Quick Take

Dip in GST collections tells a story

| Updated on October 03, 2019 Published on October 03, 2019

Reviving economic activity along with streamlining glitches in the GST network can make a difference. In the current scenario, both the Centre and States’ finances will be hit.

The fall in the collection of goods and services taxes (GST) in September 2019 to a 19-month low of Rs 91,916 crore was far greater than anticipated, and drives home the point that the economy is facing a demand crisis.

Collections were expected to be lower than in the previous months of the current fiscal, as several indicators of sales including those of automobile vehicles had shown a sharp dip. Collections in September pertain to sales made and services provided in August. A recovery in the collections in October should not be expected either, as demand remained sluggish in September, notwithstanding the booster measures announced by the Union government.

However, a wide regional variation in collections may be seen. While most parts of northern India observed a 15-day Shraadh during the second half of September, which is also considered inauspicious for making new purchases and investments as well as starting new projects, southern and western parts were celebrating some of their bigger festivals in the first half. Onam, in Kerala, is by far the biggest festival in the State, as is Ganapathi Puja in Maharashtra and several other States across the peninsula. Thus, a fall in collections experienced in the northern regions may be just about be offset by the buoyancy in sales in southern parts.

 

A fall in GST collection is worrisome as it hurts the finances of both the Centre and States, thereby reducing their ability to spend on various development projects. States might be more adversely affected due to shortfall in their revenues, compared to projections, and due to inadequate and delayed compensation by the Centre for the losses they suffer.

As noted by the Reserve Bank of India’s study of State budgets 2019-20, which was released on Thursday, the unrealistic revenue forecasts in budget estimates will leave States with no option other than expenditure compression, even for the most productive and employment-generating heads.

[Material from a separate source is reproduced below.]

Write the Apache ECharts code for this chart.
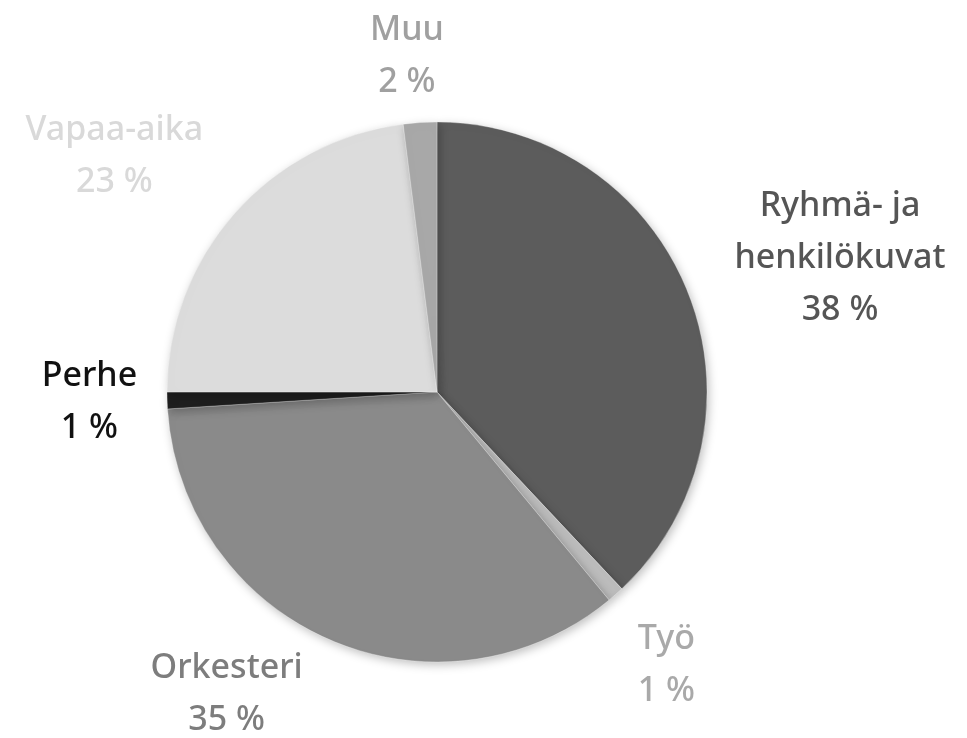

The report further notes that States’ revenue prospects are confronted with low tax buoyancies, shrinking revenue autonomy under the GST framework and unpredictability associated with transfers of IGST (integrated GST) and grants.

A revival in the momentum of economic activity, which helps boost consumer sentiments and spending, can assure better GST collections. That needs to be accompanied by measures to improve compliance, without however viewing every entrepreneur with suspicion.

The problems in the GST Network need to be addressed without any further delay. Improved economic activity will also ensure better direct tax collections, thus improving the fiscal space available to the Centre and States.